With own entry in the Wikipedia and a couple of books and numerous articles written around it that followed, Aboke and its stolen angels have become the stuff of history if not of legend. Today what has been achieved in damage limitation rehabilitation is largely the result of the efforts of the international community. A great deal more remains if the chasm inflicted by the scourge of intrusive trauma is to be overcome or at any rate minimized, at least for the sake of the victims and the communities in which they now live. Today many victims still live in a dazed world, unable to come to terms with the evil that overturned their world 17 years ago.

They are doing it to themselves!

Were the words, you heard more than a few times in the bustling city of Kampala at the time of the cruel crime! It was a regretful and deplorable but popular response to an appalling and outrageous act committed against young and innocent kids. To comprehend the sentiment, you needed to be familiar with the ethnic complexity of the country.

The old antagonism between the south and the north of the country is not yet a thing of the past. The government, the army, the civil service and most institutions of the state are led and manned by people from the south. Mahmood Mamdani, a leading academic teaching at Makerere University has written:

Fully 27 years after liberation that brought the present government to power, the north is still the site of ongoing military occupation

The north after twenty years of war lags behind the rest of the country.

For the adolescent girls the tragedy of the abduction could not have occurred at a worst time in their young lives. In the face of manifest rebel activities around the area, the action of government soldiers assigned to protect them told their own story.

If rebels come for you, the soldiers told the girls, run for your life! Do not depend on us to defend you, and don’t expect us, to die for you.

On the night of the attack heavily armed columns of rebels broke through the perimeters of the school unhindered and stormed the dormitories and carried the girls away.

That evening when word got to the school, that the rebels were on the prowl, authorities at the school were thrown in a dilemma. Should they or should they not vacate the schools at that late hour. If they did the rebels could easily have intercepted the girls. The school opted not to evacuate. What followed is common knowledge.

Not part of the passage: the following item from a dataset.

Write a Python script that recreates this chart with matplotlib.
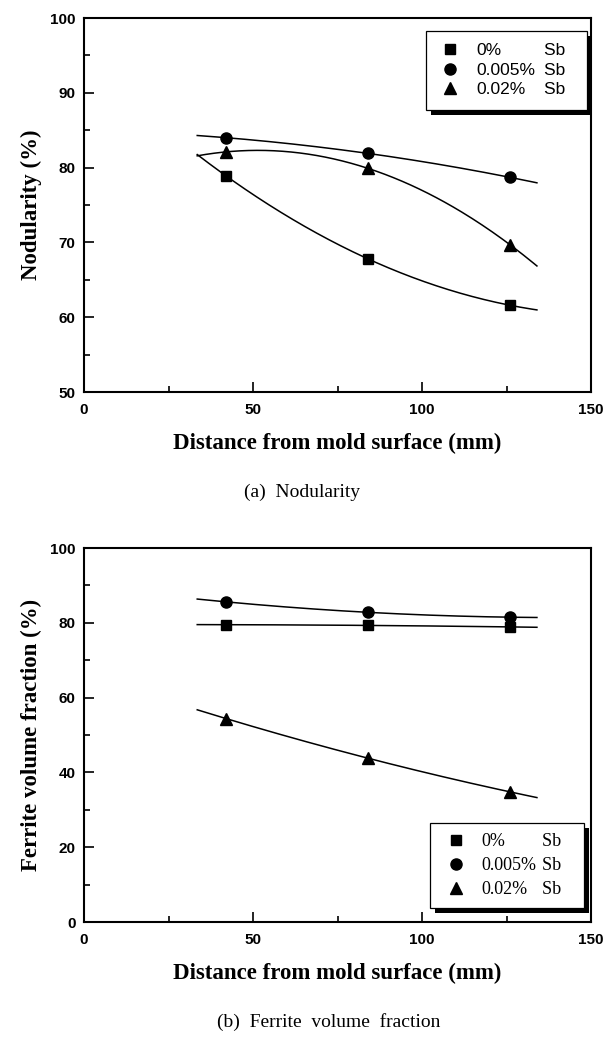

 With their hands tied behind their backs the girls were driven away like a bunch of cattle headed for a distant market. If their steps faltered and they slowed they were whipped mercilessly. The girls endured but in their minds they crossed themselves again and again in the familiar Catholic prayer of their faith.

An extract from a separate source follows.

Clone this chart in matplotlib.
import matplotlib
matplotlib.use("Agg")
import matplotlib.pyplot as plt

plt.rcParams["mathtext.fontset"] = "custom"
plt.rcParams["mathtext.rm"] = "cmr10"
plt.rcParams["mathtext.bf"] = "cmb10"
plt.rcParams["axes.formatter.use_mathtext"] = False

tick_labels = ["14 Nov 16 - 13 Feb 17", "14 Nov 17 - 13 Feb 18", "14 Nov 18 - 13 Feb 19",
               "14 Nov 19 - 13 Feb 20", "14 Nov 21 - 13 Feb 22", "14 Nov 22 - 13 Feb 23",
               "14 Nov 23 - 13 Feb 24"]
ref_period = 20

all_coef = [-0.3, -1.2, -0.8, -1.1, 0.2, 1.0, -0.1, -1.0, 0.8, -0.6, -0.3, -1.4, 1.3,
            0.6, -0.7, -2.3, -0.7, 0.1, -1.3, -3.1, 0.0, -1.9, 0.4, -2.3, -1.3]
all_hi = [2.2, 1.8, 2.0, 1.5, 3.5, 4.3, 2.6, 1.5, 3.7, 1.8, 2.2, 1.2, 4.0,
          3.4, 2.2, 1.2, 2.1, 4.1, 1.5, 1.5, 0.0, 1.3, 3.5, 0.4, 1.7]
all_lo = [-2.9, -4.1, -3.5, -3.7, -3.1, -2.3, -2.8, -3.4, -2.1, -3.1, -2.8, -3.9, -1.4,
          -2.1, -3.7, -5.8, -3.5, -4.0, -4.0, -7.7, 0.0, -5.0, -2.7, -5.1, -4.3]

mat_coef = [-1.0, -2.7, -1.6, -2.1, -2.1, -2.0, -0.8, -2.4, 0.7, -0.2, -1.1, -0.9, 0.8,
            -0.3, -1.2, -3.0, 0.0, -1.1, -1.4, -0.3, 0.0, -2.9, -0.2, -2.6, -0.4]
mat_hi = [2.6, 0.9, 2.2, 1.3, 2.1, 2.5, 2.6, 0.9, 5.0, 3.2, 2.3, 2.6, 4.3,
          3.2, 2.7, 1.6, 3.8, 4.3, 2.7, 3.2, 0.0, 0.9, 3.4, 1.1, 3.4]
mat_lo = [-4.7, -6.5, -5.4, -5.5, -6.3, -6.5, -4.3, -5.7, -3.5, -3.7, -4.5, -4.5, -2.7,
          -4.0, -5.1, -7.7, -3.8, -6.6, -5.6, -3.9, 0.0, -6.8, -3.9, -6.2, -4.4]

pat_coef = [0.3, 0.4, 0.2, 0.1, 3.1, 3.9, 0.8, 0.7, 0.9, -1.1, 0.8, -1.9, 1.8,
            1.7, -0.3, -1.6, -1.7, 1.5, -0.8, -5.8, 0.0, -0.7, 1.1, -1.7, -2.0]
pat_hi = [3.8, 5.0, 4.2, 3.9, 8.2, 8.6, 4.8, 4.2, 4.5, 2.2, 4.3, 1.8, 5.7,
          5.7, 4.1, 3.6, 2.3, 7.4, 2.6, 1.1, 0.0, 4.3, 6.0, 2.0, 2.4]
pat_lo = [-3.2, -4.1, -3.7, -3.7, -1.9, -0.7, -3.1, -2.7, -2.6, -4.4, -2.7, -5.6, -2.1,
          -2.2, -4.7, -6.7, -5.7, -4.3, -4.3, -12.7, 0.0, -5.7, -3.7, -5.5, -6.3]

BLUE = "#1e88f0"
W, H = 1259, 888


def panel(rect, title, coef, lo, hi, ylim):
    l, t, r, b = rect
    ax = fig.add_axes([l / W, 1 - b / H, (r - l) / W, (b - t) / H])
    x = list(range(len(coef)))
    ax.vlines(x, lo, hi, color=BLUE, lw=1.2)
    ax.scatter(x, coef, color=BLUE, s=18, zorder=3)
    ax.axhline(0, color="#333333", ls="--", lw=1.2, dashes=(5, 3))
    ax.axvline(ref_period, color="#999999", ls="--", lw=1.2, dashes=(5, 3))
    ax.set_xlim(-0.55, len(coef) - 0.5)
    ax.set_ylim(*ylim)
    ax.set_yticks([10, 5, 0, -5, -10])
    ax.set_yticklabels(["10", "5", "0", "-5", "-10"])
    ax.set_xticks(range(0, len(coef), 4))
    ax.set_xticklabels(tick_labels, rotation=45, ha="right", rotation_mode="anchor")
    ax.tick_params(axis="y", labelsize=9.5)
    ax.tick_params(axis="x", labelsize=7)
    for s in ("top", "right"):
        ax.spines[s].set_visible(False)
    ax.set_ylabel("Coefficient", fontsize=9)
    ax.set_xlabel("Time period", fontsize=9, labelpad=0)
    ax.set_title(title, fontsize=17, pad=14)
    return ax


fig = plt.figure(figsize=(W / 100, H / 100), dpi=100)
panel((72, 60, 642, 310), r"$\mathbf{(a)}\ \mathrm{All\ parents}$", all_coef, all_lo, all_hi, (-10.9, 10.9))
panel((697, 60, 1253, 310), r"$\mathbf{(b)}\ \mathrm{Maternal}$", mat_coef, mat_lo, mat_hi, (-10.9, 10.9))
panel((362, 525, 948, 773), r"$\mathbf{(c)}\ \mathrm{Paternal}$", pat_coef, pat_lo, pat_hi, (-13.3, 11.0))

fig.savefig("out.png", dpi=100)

Hail Mary Mother of God, full of grace, the Lord is with thee!

The rebels, who grew increasingly hostile by the hour as the day wore on sensed that their captives instead of being broken and subdued after all the beating, had withdrawn into a world of their own. The rebels could not tolerate this. They grew agitated and changed tactics and resorted to the crudity of verbal abuse.

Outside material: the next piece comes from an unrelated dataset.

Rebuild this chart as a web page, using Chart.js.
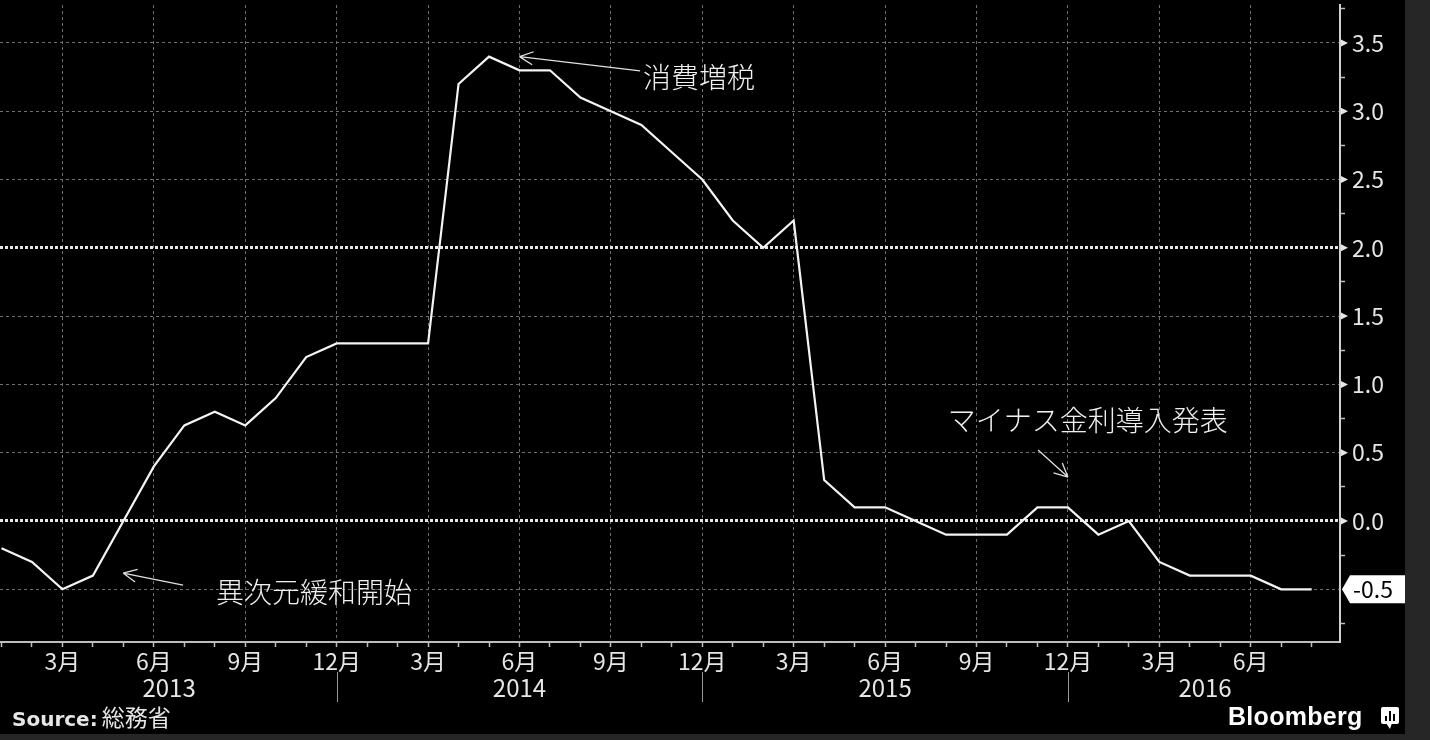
<!DOCTYPE html>
<html lang="ja">
<head>
<meta charset="utf-8">
<title>コアCPI 前年比</title>
<script src="https://cdn.jsdelivr.net/npm/chart.js@4.4.1/dist/chart.umd.min.js"></script>
<style>
  html, body { margin: 0; padding: 0; background: #262626; }
  #wrap { position: relative; width: 1405px; height: 734px; background: #000; overflow: hidden; }
  #cpiChart { position: absolute; left: 0; top: 0; }
  .source { position: absolute; left: 12px; top: 699px; color: #e6e6e6; line-height: 24px; white-space: nowrap; }
  .source b { font: bold 20px "DejaVu Sans", sans-serif; }
  .source span { font: 23px "Noto Sans CJK JP", sans-serif; }
  .brand { position: absolute; left: 1228px; top: 702px; color: #fff; font: bold 25px "Liberation Sans", Arial, sans-serif; line-height: 28px; letter-spacing: 0.3px; }
</style>
</head>
<body>
<div id="wrap">
  <canvas id="cpiChart" width="1405" height="734"></canvas>
  <div class="source"><b>Source:</b> <span>総務省</span></div>
  <div class="brand">Bloomberg</div>
</div>
<script>
// 月次データ (前年同月比 %)
const startYear = 2013;
const cpi2013 = [-0.2, -0.3, -0.5, -0.4, 0.0, 0.4, 0.7, 0.8, 0.7, 0.9, 1.2, 1.3];
const cpi2014 = [1.3, 1.3, 1.3, 3.2, 3.4, 3.3, 3.3, 3.1, 3.0, 2.9, 2.7, 2.5];
const cpi2015 = [2.2, 2.0, 2.2, 0.3, 0.1, 0.1, 0.0, -0.1, -0.1, -0.1, 0.1, 0.1];
const cpi2016 = [-0.1, 0.0, -0.3, -0.4, -0.4, -0.4, -0.5, -0.5];

const monthNames = ['1月', '2月', '3月', '4月', '5月', '6月', '7月', '8月', '9月', '10月', '11月', '12月'];
const labelledMonths = [3, 6, 9, 12];
const yearLabels = ['2013', '2014', '2015', '2016'];
const refLines = [0, 2];
const noteTexts = ['消費増税', '異次元緩和開始', 'マイナス金利導入発表'];

// レイアウト (データ単位)
const X_MIN = -0.05, X_MAX = 43.93;
const Y_MIN = -0.886, Y_MAX = 3.778;
const yearCentres = [5.5, 17, 29, 39.5];
const notePlaces = [
    { tip: [17.0, 3.40], tail: [20.96, 3.295], text: [21.05, 3.25] },
    { tip: [3.99, -0.381], tail: [5.96, -0.469], text: [7.04, -0.52] },
    { tip: [35.0, 0.322], tail: [34.02, 0.52], text: [31.06, 0.74] }
];

const cpiValues = [].concat(cpi2013, cpi2014, cpi2015, cpi2016);
const points = cpiValues.map((v, i) => ({ x: i, y: v }));
const lastValue = cpiValues[cpiValues.length - 1];

const near = (a, b) => Math.abs(a - b) < 1e-6;
const isMajor = v => near(v * 2, Math.round(v * 2));
const isRef = v => refLines.some(r => near(r, v));

const decorations = {
    id: 'decorations',
    afterDraw(chart) {
        const { ctx, chartArea, scales: { x, y } } = chart;
        ctx.save();

        // 目盛りの三角
        ctx.fillStyle = '#e6e6e6';
        y.ticks.forEach(t => {
            if (!isMajor(t.value) || near(t.value, lastValue)) return;
            const py = y.getPixelForValue(t.value);
            ctx.beginPath();
            ctx.moveTo(chartArea.right + 1, py - 3.5);
            ctx.lineTo(chartArea.right + 8, py);
            ctx.lineTo(chartArea.right + 1, py + 3.5);
            ctx.closePath();
            ctx.fill();
        });

        // 最新値ラベル
        const by = y.getPixelForValue(lastValue);
        const bx = chartArea.right + 2;
        ctx.fillStyle = '#fff';
        ctx.beginPath();
        ctx.moveTo(bx, by);
        ctx.lineTo(bx + 8, by - 14);
        ctx.lineTo(chart.width, by - 14);
        ctx.lineTo(chart.width, by + 14);
        ctx.lineTo(bx + 8, by + 14);
        ctx.closePath();
        ctx.fill();
        ctx.fillStyle = '#000';
        ctx.font = '23px "Noto Sans CJK JP", sans-serif';
        ctx.textAlign = 'left';
        ctx.textBaseline = 'middle';
        ctx.fillText(lastValue.toFixed(1), bx + 11, by);

        // 年ラベルと区切り
        ctx.fillStyle = '#e6e6e6';
        ctx.font = '24px "Noto Sans CJK JP", sans-serif';
        ctx.textAlign = 'center';
        yearLabels.forEach((yr, i) => {
            ctx.fillText(yr, x.getPixelForValue(yearCentres[i]), 688);
            if (i > 0) {
                const sx = Math.round(x.getPixelForValue(i * 12 - 1)) + 0.5;
                ctx.strokeStyle = '#9a9a9a';
                ctx.lineWidth = 1;
                ctx.beginPath();
                ctx.moveTo(sx, 672);
                ctx.lineTo(sx, 702);
                ctx.stroke();
            }
        });

        // 注記
        ctx.strokeStyle = '#e0e0e0';
        ctx.lineWidth = 1.3;
        notePlaces.forEach((n, i) => {
            const tx = x.getPixelForValue(n.tip[0]), ty = y.getPixelForValue(n.tip[1]);
            const lx = x.getPixelForValue(n.tail[0]), ly = y.getPixelForValue(n.tail[1]);
            ctx.beginPath();
            ctx.moveTo(lx, ly);
            ctx.lineTo(tx, ty);
            const ang = Math.atan2(ly - ty, lx - tx);
            [0.45, -0.45].forEach(d => {
                ctx.moveTo(tx, ty);
                ctx.lineTo(tx + 15 * Math.cos(ang + d), ty + 15 * Math.sin(ang + d));
            });
            ctx.stroke();
            ctx.fillStyle = '#f0f0f0';
            ctx.font = '300 28px "Noto Sans CJK JP", sans-serif';
            ctx.textAlign = 'left';
            ctx.textBaseline = 'middle';
            ctx.fillText(noteTexts[i], x.getPixelForValue(n.text[0]), y.getPixelForValue(n.text[1]));
        });

        // ロゴのアイコン
        ctx.fillStyle = '#fff';
        ctx.beginPath();
        ctx.roundRect(1381, 707, 18, 17, 2);
        ctx.fill();
        ctx.beginPath();
        ctx.moveTo(1386, 723); ctx.lineTo(1390, 729); ctx.lineTo(1392, 723);
        ctx.fill();
        ctx.fillStyle = '#000';
        ctx.fillRect(1385, 716, 2, 5);
        ctx.fillRect(1389, 711, 2, 10);
        ctx.fillRect(1393, 714, 2, 7);
        ctx.restore();
    }
};

new Chart(document.getElementById('cpiChart').getContext('2d'), {
    type: 'line',
    data: {
        datasets: [{
            label: 'コアCPI',
            data: points,
            borderColor: '#f4f4f4',
            borderWidth: 2.2,
            pointRadius: 0,
            tension: 0,
            fill: false
        }]
    },
    options: {
        responsive: false,
        animation: false,
        layout: { padding: { top: 5, left: 0, right: 0, bottom: 0 } },
        plugins: { legend: { display: false }, tooltip: { enabled: false } },
        scales: {
            x: {
                type: 'linear',
                min: X_MIN,
                max: X_MAX,
                afterBuildTicks: scale => {
                    scale.ticks = cpiValues.map((v, i) => ({ value: i }));
                },
                afterFit: scale => {
                    scale.height = 92;
                    scale.paddingLeft = 0;
                    scale.paddingRight = 0;
                },
                ticks: {
                    autoSkip: false,
                    maxRotation: 0,
                    padding: 0,
                    color: '#e6e6e6',
                    font: { family: '"Noto Sans CJK JP", sans-serif', size: 23 },
                    callback: v => {
                        const m = (Math.round(v) % 12) + 1;
                        return labelledMonths.includes(m) ? monthNames[m - 1] : '';
                    }
                },
                grid: {
                    color: c => labelledMonths.includes((Math.round(c.tick.value) % 12) + 1) ? '#6e6e6e' : 'rgba(0,0,0,0)',
                    lineWidth: 1,
                    tickColor: '#bdbdbd',
                    tickLength: 5,
                    tickWidth: 1.5
                },
                border: { color: '#bdbdbd', width: 2, dash: [3, 3] }
            },
            y: {
                position: 'right',
                min: Y_MIN,
                max: Y_MAX,
                afterFit: scale => {
                    scale.width = 65;
                    scale.paddingTop = 0;
                    scale.paddingBottom = 0;
                },
                ticks: {
                    stepSize: 0.25,
                    includeBounds: false,
                    padding: 7,
                    color: '#e6e6e6',
                    font: { family: '"Noto Sans CJK JP", sans-serif', size: 23 },
                    callback: v => (isMajor(v) && !near(v, lastValue)) ? v.toFixed(1) : ''
                },
                grid: {
                    color: c => !isMajor(c.tick.value) ? 'rgba(0,0,0,0)' : (isRef(c.tick.value) ? '#e6e6e6' : '#6e6e6e'),
                    lineWidth: c => isRef(c.tick.value) ? 3 : 1,
                    tickColor: c => isMajor(c.tick.value) ? 'rgba(0,0,0,0)' : '#bdbdbd',
                    tickLength: 5,
                    tickWidth: 1.5
                },
                border: {
                    color: '#d0d0d0',
                    width: 2,
                    dash: c => isRef(c.tick.value) ? [3, 2] : [3, 3]
                }
            }
        }
    },
    plugins: [decorations]
});
</script>
</body>
</html>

Look at you, they call you angels and they say you are virgins! Of course we can see for ourselves just how fine you look. But watch, today you are in our hands. Tomorrow, as night follows day, you shall be virgins no more. We promise you.

Anniversary Commemoration October 10th 2013

On October 10th 2013 as the day broke St Mary’s College Aboke appeared every bit the paradise local folks say it is. But the school was in a somber mood as it marked the 17th anniversary of the abduction. Faculty, guests, students, parents, along with many of the victims assembled on the woodland campus. They marched to the tune of songs in a parade that suddenly came to a halt before the Shrine of the Abductees erected a few years ago at the heart of the school grounds.

More songs and prayers followed as the assembly paid tribute to the spirits of the Stolen Angels. Then it was time to remember Sister Rachele Fassera, at the time of the tragedy, Deputy Head of the school. No one did more. In the first moments of the tragedy Fassera threw caution to the winds, pursued the rebels, caught up with them, offered her own freedom in exchange for that of the girls, in the end secured the release of all but 30 out of the 139 girls.

In the weeks and months that followed Fassera fought ceaselessly for the freedom of the remaining 30. She carried the battle to doorsteps of the high and the mighty, including Pope John Paul who received her in holy audience, in the hope they would intervene,.

Now the long and eventful day was coming to an end. The sun was setting and the multiple rays of gold spread across the peaceful lawns steadily grew longer. It was time to leave and we left. But our hearts remained at Aboke with the Stolen Angels.